Hypothesis. Artificial general intelligence is, at its core, a compression problem. Effective compression demands resonance: deep learning scales best when its architecture aligns with the fundamental structure of the data. These are the fundamental principles. Yet, modern vision architectures have strayed from these truths: visual signals are highly redundant, while discriminative information, the surprise, is sparse. Current models process dense pixel grids uniformly, wasting vast compute on static background rather than focusing on the predictive residuals that define motion and meaning. We argue that to solve visual understanding, we must align our architectures with the information-theoretic principles of video, i.e., Codecs. Method. OneVision-Encoder encodes video by compressing predictive visual structure into semantic meaning. By adopting Codec Patchification, OV-Encoder abandons uniform computation to focus exclusively on the 3.1%-25% of regions rich in signal entropy.
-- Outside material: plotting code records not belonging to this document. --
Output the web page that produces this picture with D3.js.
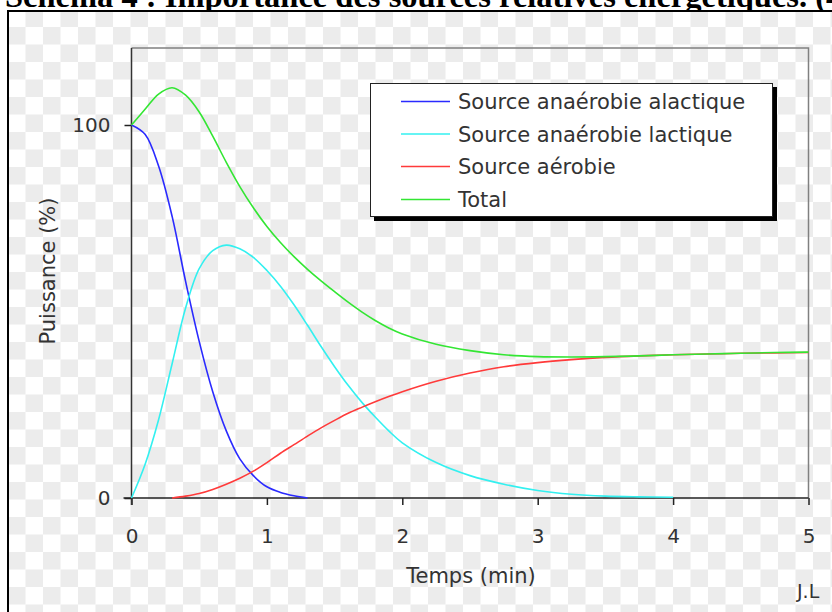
<!DOCTYPE html>
<html>
<head>
<meta charset="utf-8">
<script src="https://cdn.jsdelivr.net/npm/d3@7"></script>
<style>
body{margin:0;background:#fff;}
text{font-family:"DejaVu Sans",Verdana,sans-serif;fill:#333;}
</style>
</head>
<body>
<div id="chart"></div>
<script>
// time in minutes
var times = [0,0.1,0.2,0.3,0.4,0.5,0.6,0.7,0.8,0.9,1.0,1.1,1.2,1.3,1.4,1.5,1.6,1.7,1.8,1.9,2.0,
	2.25,2.5,2.75,3.0,3.25,3.5,3.75,4.0,4.25,4.5,4.75,5.0];

// power (%), null = not drawn
var alactique = [100,97.5,89,75.5,58,42,28.5,18,10.5,6,3,1.5,0.6,0,
	null,null,null,null,null,null,null,null,null,null,null,null,null,null,null,null,null,null,null];
var lactique = [0,9,21,36,51,61.5,66.3,67.8,66.8,64.5,61,56.8,51.8,46.3,40.6,35.2,30.2,25.7,21.7,18,14.8,
	9.5,6,3.7,2,1,0.5,0.3,0.2,null,null,null,null];
var aerobie = [null,null,null,0,0.5,1.2,2.3,3.7,5.3,7.2,9.5,12,14.3,16.6,18.8,20.8,22.7,24.3,25.8,27.2,28.5,
	31.3,33.5,35.2,36.3,37.1,37.7,38.1,38.4,38.6,38.8,38.9,39.0];
var total = [100,104.2,108.3,110,108,103.5,97,90,83.5,77.8,72.8,68.5,64.7,61.3,58.2,55.3,52.5,49.9,47.6,45.6,44.0,
	41.2,39.5,38.4,37.9,37.8,37.9,38.1,38.4,38.6,38.8,39,39.1];

var seriesNames = ["Source anaérobie alactique","Source anaérobie lactique","Source aérobie","Total"];
var seriesColors = ["#2a2aff","#33f0f0","#ff3a3a","#33e633"];
var xTicks = [0,1,2,3,4,5];
var yTicks = [0,100];

var w = 832, h = 612;

var svg = d3.select("#chart").append("svg")
	.attr("width", w)
	.attr("height", h);

var defs = svg.append("defs");

defs.append("clipPath")
	.attr("id", "titleClip")
	.append("rect")
	.attr("width", w)
	.attr("height", 10);

defs.append("clipPath")
	.attr("id", "frameClip")
	.append("rect")
	.attr("x", 8).attr("y", 11)
	.attr("width", w).attr("height", h);

//title, cut off at the top like the page it came from
svg.append("text")
	.attr("clip-path", "url(#titleClip)")
	.attr("x", 5)
	.attr("y", 7)
	.style("font-family", "'Liberation Serif','Times New Roman',serif")
	.style("font-weight", "bold")
	.style("font-size", "32.5px")
	.style("fill", "#000")
	.text("Schéma 4 : Importance des sources relatives énergétiques. (4)");

//checkerboard behind the picture
var sq = 17.5;
var cells = [];
d3.range(0, 48).forEach(function(c){
	d3.range(0, 36).forEach(function(r){
		if((c + r) % 2 == 1) cells.push([c, r]);
	});
});
svg.append("rect")
	.attr("x", 8).attr("y", 11)
	.attr("width", w).attr("height", h)
	.attr("fill", "#fff");
svg.append("g")
	.attr("clip-path", "url(#frameClip)")
	.selectAll("rect")
	.data(cells)
	.enter().append("rect")
	.attr("x", function(d){ return 8 + d[0] * sq; })
	.attr("y", function(d){ return 9.5 + d[1] * sq; })
	.attr("width", sq)
	.attr("height", sq)
	.attr("fill", "#ececec");
svg.append("rect")
	.attr("x", 8).attr("y", 11)
	.attr("width", w).attr("height", h)
	.attr("fill", "none")
	.attr("stroke", "#000")
	.attr("stroke-width", 2);

var plotLeft = 131.5, plotRight = 808.5, plotBottom = 498, plotTop = 48;

var x = d3.scaleLinear().domain([0, 5]).range([plotLeft, plotRight]);
var y = d3.scaleLinear().domain([0, 100]).range([plotBottom, 125]);

//plot frame
svg.append("path")
	.attr("d", "M" + plotLeft + "," + plotTop + "H" + plotRight + "V" + plotBottom)
	.attr("fill", "none")
	.attr("stroke", "#808080")
	.attr("stroke-width", 1.5);

var xAxis = svg.append("g")
	.attr("transform", "translate(0," + plotBottom + ")")
	.call(d3.axisBottom(x).tickValues(xTicks).tickFormat(d3.format("d")).tickSize(7).tickPadding(24));

var yAxis = svg.append("g")
	.attr("transform", "translate(" + plotLeft + ",0)")
	.call(d3.axisLeft(y).tickValues(yTicks).tickFormat(d3.format("d")).tickSize(7).tickPadding(14));

[xAxis, yAxis].forEach(function(a){
	a.select(".domain").remove();
	a.selectAll("line").attr("stroke", "#222").attr("stroke-width", 1.5);
	a.selectAll("text").style("font-family", "'DejaVu Sans',sans-serif").style("font-size", "20px").style("fill", "#333");
});

svg.append("line")
	.attr("x1", plotLeft - 8).attr("x2", plotRight)
	.attr("y1", plotBottom).attr("y2", plotBottom)
	.attr("stroke", "#222").attr("stroke-width", 1.5);
svg.append("line")
	.attr("x1", plotLeft).attr("x2", plotLeft)
	.attr("y1", plotTop).attr("y2", plotBottom + 7)
	.attr("stroke", "#333").attr("stroke-width", 1.5);

//curves
var allSeries = [alactique, lactique, aerobie, total];
var line = d3.line()
	.defined(function(d){ return d[1] != null; })
	.x(function(d){ return x(d[0]); })
	.y(function(d){ return y(d[1]); })
	.curve(d3.curveCatmullRom.alpha(0.5));

allSeries.forEach(function(s, i){
	var pts = times.map(function(t, j){ return [t, s[j]]; });
	svg.append("path")
		.attr("d", line(pts))
		.attr("fill", "none")
		.attr("stroke", seriesColors[i])
		.attr("stroke-width", 1.6);
});

//legend
var lg = svg.append("g");
lg.append("rect")
	.attr("x", 374).attr("y", 87)
	.attr("width", 403).attr("height", 134)
	.attr("fill", "#000");
lg.append("rect")
	.attr("x", 370.5).attr("y", 83.5)
	.attr("width", 402).attr("height", 133)
	.attr("fill", "#fff")
	.attr("stroke", "#222")
	.attr("stroke-width", 1);

var rowY = [101.5, 134, 166.5, 199.5];
seriesNames.forEach(function(n, i){
	lg.append("line")
		.attr("x1", 401).attr("x2", 450)
		.attr("y1", rowY[i]).attr("y2", rowY[i])
		.attr("stroke", seriesColors[i])
		.attr("stroke-width", 1.6);
	lg.append("text")
		.attr("x", 458)
		.attr("y", rowY[i])
		.attr("dy", "0.36em")
		.style("font-size", "21px")
		.text(n);
});

//axis titles
svg.append("text")
	.attr("x", 471)
	.attr("y", 583)
	.attr("text-anchor", "middle")
	.style("font-size", "21px")
	.text("Temps (min)");

svg.append("text")
	.attr("transform", "translate(55,271) rotate(-90)")
	.attr("text-anchor", "middle")
	.style("font-size", "21px")
	.text("Puissance (%)");

svg.append("text")
	.attr("x", 797)
	.attr("y", 598)
	.style("font-size", "19px")
	.text("J.L");
</script>
</body>
</html>
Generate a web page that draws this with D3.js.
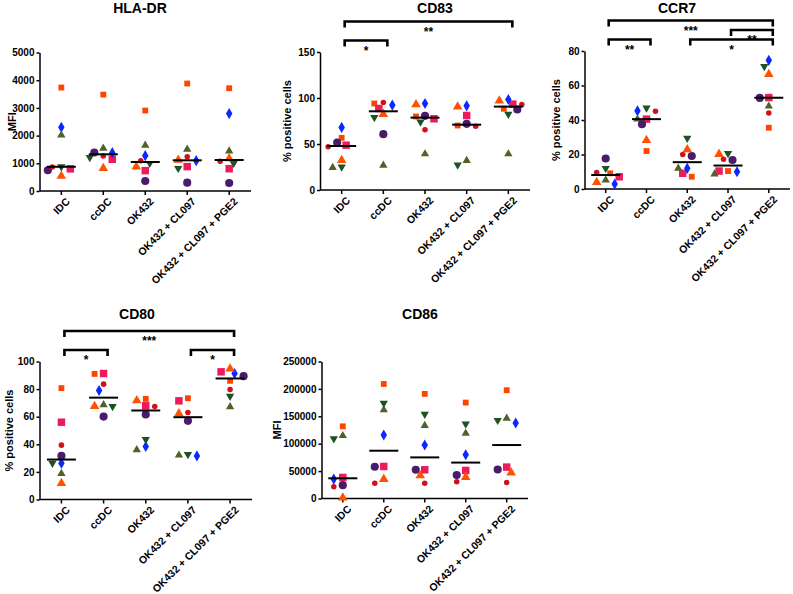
<!DOCTYPE html>
<html>
<head>
<meta charset="utf-8">
<script src="https://cdn.jsdelivr.net/npm/d3@7"></script>
<style>
  body { margin: 0; background: #fff; }
  svg { display: block; font-family: "Liberation Sans", Arial, sans-serif; }
  .axis path, .axis line { stroke: #000; stroke-width: 1.5; }
  .axis text { font-size: 10px; font-weight: bold; fill: #000; }
  .axis text.lbl { font-size: 10.5px; }
</style>
</head>
<body>
<svg id="chart" width="793" height="594"></svg>
<script>
'use strict';

// groups along the x axis, same for all panels
const GROUPS = ["IDC", "ccDC", "OK432", "OK432 + CL097", "OK432 + CL097 + PGE2"];

// donors, one marker each
const DONORS = ["sqOrange", "sqPink", "diamond", "triOlive", "triDown", "circPurple", "circRed", "triOrange"];

// values per donor, in GROUPS order
const HLADR = {
    sqOrange:   [3735, 3480, 2905, 3880, 3710],
    sqPink:     [800, 1145, 735, 880, 805],
    diamond:    [2300, 1385, 1275, 1095, 2795],
    triOlive:   [2020, 1540, 1650, 1505, 1445],
    triDown:    [880, 1215, 1000, 820, 1000],
    circPurple: [750, 1390, 360, 300, 290],
    circRed:    [870, 1265, 1095, 1240, 1070],
    triOrange:  [540, 820, 880, 1120, 1170]
};

const CD83 = {
    sqOrange:   [56.7, 94, 79.9, 70.1, 88.3],
    sqPink:     [48.7, 88.6, 77.4, 81, 93.3],
    diamond:    [68, 92.3, 94, 91.5, 98.4],
    triOlive:   [24.3, 26.9, 39.2, 32, 39.2],
    triDown:    [25.1, 78.8, 74.1, 27.2, 82.5],
    circPurple: [51.6, 60.7, 80.6, 71.9, 87.5],
    circRed:    [46.9, 95.2, 65.4, 69.4, 93],
    triOrange:  [32.3, 82.5, 93, 90.4, 97]
};

const CCR7 = {
    sqOrange:   [9.1, 22, 7.1, 10.4, 35.5],
    sqPink:     [7.1, 40.5, 9.1, 10.4, 53],
    diamond:    [2.9, 45.3, 12, 10, 74.6],
    triOlive:   [5.2, 40.5, 12, 8.7, 48],
    triDown:    [12, 47, 29.5, 20.6, 71.1],
    circPurple: [17.7, 37.6, 19.1, 16.8, 52.8],
    circRed:    [9.6, 45.1, 20, 17.2, 44],
    triOrange:  [3.9, 28.3, 22.9, 20.2, 66.5]
};

const CD80 = {
    sqOrange:   [80.7, 91, 72.9, 73.4, 86],
    sqPink:     [56, 91.3, 67.9, 71.5, 92.5],
    diamond:    [26.3, 79, 38.4, 31.6, 91.3],
    triOlive:   [18.8, 68.6, 36, 32.1, 67.1],
    triDown:    [26.3, 67.4, 43.5, 32.6, 74.9],
    circPurple: [31.6, 60.1, 61.6, 57, 89.4],
    circRed:    [39.4, 83.6, 67.4, 63, 79.7],
    triOrange:  [11.8, 67.6, 71.7, 62.3, 94.7]
};

const CD86 = {
    sqOrange:   [131700, 209000, 190900, 175000, 197600],
    sqPink:     [38400, 58500, 52400, 51200, 57300],
    diamond:    [35400, 115900, 97600, 79900, 137800],
    triOlive:   [114600, 161600, 132900, 118900, 146300],
    triDown:    [109100, 173800, 153700, 136000, 142700],
    circPurple: [24400, 57900, 52400, 42700, 53000],
    circRed:    [21300, 28000, 28000, 30500, 29300],
    triOrange:  [1200, 35400, 42000, 39000, 47000]
};

// significance comparisons [from group, to group, label]
const CD83_SIG = [[0, 1, "*"], [0, 4, "**"]];
const CCR7_SIG = [[0, 1, "**"], [2, 4, "*"], [3, 4, "**"], [0, 4, "***"]];
const CD80_SIG = [[0, 1, "*"], [3, 4, "*"], [0, 4, "***"]];

// marker look per donor
const MARKERS = {
    sqOrange:   { type: d3.symbolSquare,   size: 34, color: "#ff4400" },
    sqPink:     { type: d3.symbolSquare,   size: 56, color: "#ee1b5b" },
    diamond:    { type: d3.symbolDiamond,  size: 36, color: "#0a28ff" },
    triOlive:   { type: d3.symbolTriangle, size: 30, color: "#4f6228", rot: 0 },
    triDown:    { type: d3.symbolTriangle, size: 30, color: "#1d5222", rot: 180 },
    circPurple: { type: d3.symbolCircle,   size: 52, color: "#4a1a6b" },
    circRed:    { type: d3.symbolCircle,   size: 24, color: "#d0101a" },
    triOrange:  { type: d3.symbolTriangle, size: 40, color: "#ff5200", rot: 0 }
};

const PANELS = [
    { title: "HLA-DR", yLabel: "MFI", data: HLADR, sig: [], max: 5000, step: 1000,
      left: 39.5, right: 251, top: 52.5, bottom: 191, titleX: 140, titleY: 12.5, labelX: 16 },
    { title: "CD83", yLabel: "% positive cells", data: CD83, sig: CD83_SIG, max: 150, step: 50,
      left: 320, right: 530, top: 52, bottom: 190, titleX: 435, titleY: 12.5, labelX: 291 },
    { title: "CCR7", yLabel: "% positive cells", data: CCR7, sig: CCR7_SIG, max: 80, step: 20,
      left: 584.5, right: 790, top: 51, bottom: 189, titleX: 677, titleY: 12.5, labelX: 559.5 },
    { title: "CD80", yLabel: "% positive cells", data: CD80, sig: CD80_SIG, max: 100, step: 20,
      left: 39.5, right: 252, top: 361.5, bottom: 499.5, titleX: 137, titleY: 319, labelX: 12.5 },
    { title: "CD86", yLabel: "MFI", data: CD86, sig: [], max: 250000, step: 50000,
      left: 321.5, right: 528, top: 361.5, bottom: 498.5, titleX: 420, titleY: 319, labelX: 280.5 }
];

const svg = d3.select("#chart");

/**
 * Spread points of one column sideways when they overlap (beeswarm)
 */
function spread(points) {
    const placed = [];
    const stepX = 4.5, minDist = 6.5;
    points.slice().sort((a, b) => a.py - b.py).forEach(p => {
        let best = 0, bestScore = Infinity;
        for (let k = 0; k < 7; ++k) {
            let off = k === 0 ? 0 : (k % 2 ? -1 : 1) * Math.ceil(k / 2) * stepX;
            // how much this spot collides with the points already placed
            let score = d3.sum(placed, q => {
                let dx = off - q.off, dy = p.py - q.py;
                let d = Math.sqrt(dx * dx + dy * dy);
                return d < minDist ? minDist - d : 0;
            });
            if (score === 0) { best = off; bestScore = 0; break; }
            if (score < bestScore) { best = off; bestScore = score; }
        }
        p.off = best;
        placed.push(p);
    });
}

function drawPanel(cfg) {
    const g = svg.append("g");
    const x = d3.scalePoint().domain(GROUPS).range([cfg.left, cfg.right]).padding(0.52);
    const y = d3.scaleLinear().domain([0, cfg.max]).range([cfg.bottom, cfg.top]);

    // title
    g.append("text").attr("x", cfg.titleX).attr("y", cfg.titleY)
        .attr("text-anchor", "middle").attr("font-size", 14).attr("font-weight", "bold")
        .text(cfg.title);

    // y axis
    g.append("g").attr("class", "axis")
        .attr("transform", "translate(" + cfg.left + ",0)")
        .call(d3.axisLeft(y).tickValues(d3.range(0, cfg.max + 1, cfg.step))
            .tickSize(3).tickSizeOuter(0).tickPadding(2).tickFormat(d3.format("d")));

    // x axis
    const xa = g.append("g").attr("class", "axis")
        .attr("transform", "translate(0," + cfg.bottom + ")");
    xa.append("line").attr("x1", cfg.left).attr("x2", cfg.right);
    xa.selectAll(".tk").data(GROUPS).enter().append("line")
        .attr("x1", d => x(d)).attr("x2", d => x(d)).attr("y1", 0).attr("y2", 4);
    xa.selectAll(".lbl").data(GROUPS).enter().append("text")
        .attr("class", "lbl")
        .attr("text-anchor", "end")
        .attr("transform", d => "translate(" + (x(d) + 4) + ",6) rotate(-45)")
        .attr("dy", "0.7em")
        .text(d => d);

    // y label
    g.append("text")
        .attr("transform", "translate(" + cfg.labelX + "," + ((cfg.top + cfg.bottom) / 2) + ") rotate(-90)")
        .attr("text-anchor", "middle").attr("font-size", 11).attr("font-weight", "bold")
        .text(cfg.yLabel);

    // points
    GROUPS.forEach((grp, gi) => {
        let pts = DONORS.map(dn => ({ donor: dn, value: cfg.data[dn][gi], py: y(cfg.data[dn][gi]), off: 0 }));
        spread(pts);
        pts.forEach(p => {
            const m = MARKERS[p.donor];
            g.append("path")
                .attr("d", d3.symbol().type(m.type).size(m.size)())
                .attr("fill", m.color)
                .attr("transform", "translate(" + (x(grp) + p.off) + "," + p.py + ")" + (m.rot ? " rotate(" + m.rot + ")" : ""));
        });
        const med = d3.median(pts, p => p.value);
        g.append("line")
            .attr("x1", x(grp) - 14.5).attr("x2", x(grp) + 14.5)
            .attr("y1", y(med)).attr("y2", y(med))
            .attr("stroke", "#000").attr("stroke-width", 2);
    });

    // significance brackets, stacked greedily in list order
    const levels = [];
    const assigned = cfg.sig.map(s => {
        let lv = 0;
        while ((levels[lv] || []).some(o => !(s[1] < o[0] || s[0] > o[1]))) lv++;
        (levels[lv] = levels[lv] || []).push(s);
        return { s: s, lv: lv };
    });
    const nLv = levels.length;
    const yLow = cfg.top - 11.5, yHigh = cfg.top - 30.5;
    assigned.forEach(a => {
        const by = nLv > 1 ? yLow - (yLow - yHigh) * a.lv / (nLv - 1) : yLow;
        const x1 = x(GROUPS[a.s[0]]) + 3, x2 = x(GROUPS[a.s[1]]) + 4;
        g.append("path")
            .attr("d", "M" + x1 + "," + (by + 6) + "V" + by + "H" + x2 + "V" + (by + 6))
            .attr("fill", "none").attr("stroke", "#000").attr("stroke-width", 2.6);
        g.append("text").attr("x", (x1 + x2) / 2).attr("y", by + 14)
            .attr("text-anchor", "middle").attr("font-size", 12).attr("font-weight", "bold")
            .text(a.s[2]);
    });
}

PANELS.forEach(drawPanel);
</script>
</body>
</html>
To unify spatial and temporal reasoning under irregular token layouts, OneVision-Encoder employs a shared 3D RoPE and is trained with a large-scale cluster discrimination objective over more than one million semantic concepts, jointly capturing object permanence and motion dynamics. Evidence. The results validate our core hypothesis: efficiency and accuracy are not a trade-off; they are positively correlated. When integrated into LLM, it consistently outperforms strong vision backbones such as Qwen3-ViT and SigLIP2 across 16 image, video, and document understanding benchmarks, despite using substantially fewer visual tokens and pretraining data. Notably, on video understanding tasks, OV-Encoder achieves an average improvement of 4.1% over Qwen3-ViT. Codec-aligned, patch-level sparsity is a foundational principle, enabling OV-Encoder as a scalable engine for next-generation visual generalists.

翻译：假设。人工通用智能的核心是一个压缩问题。有效的压缩需要共振：当深度学习架构与数据的根本结构对齐时，其扩展性最佳。这些是基本原则。然而，现代视觉架构已偏离了这些真理：视觉信号高度冗余，而判别性信息，即"惊喜"，是稀疏的。当前模型统一处理密集的像素网格，将大量计算浪费在静态背景上，而非聚焦于定义运动和意义的预测残差。我们认为，要解决视觉理解问题，必须使我们的架构与视频的信息论原则（即编解码器）对齐。方法。OneVision-Encoder 通过将预测性视觉结构压缩为语义意义来编码视频。通过采用编解码器分块化，OV-Encoder 摒弃了均匀计算，专注于仅占 3.1%-25% 的富含信号熵的区域。为了在不规则令牌布局下统一空间和时间推理，OneVision-Encoder 采用了共享的 3D RoPE，并通过针对超过一百万个语义概念的大规模聚类判别目标进行训练，共同捕捉物体恒常性和运动动态。证据。结果验证了我们的核心假设：效率与准确性并非权衡关系，而是正相关的。当集成到 LLM 中时，尽管使用了显著更少的视觉令牌和预训练数据，它在 16 个图像、视频和文档理解基准测试中始终优于 Qwen3-ViT 和 SigLIP2 等强大的视觉骨干网络。值得注意的是，在视频理解任务上，OV-Encoder 相比 Qwen3-ViT 平均提升了 4.1%。编解码器对齐的、块级稀疏性是一个基础原则，使 OV-Encoder 能够作为下一代通用视觉模型的可扩展引擎。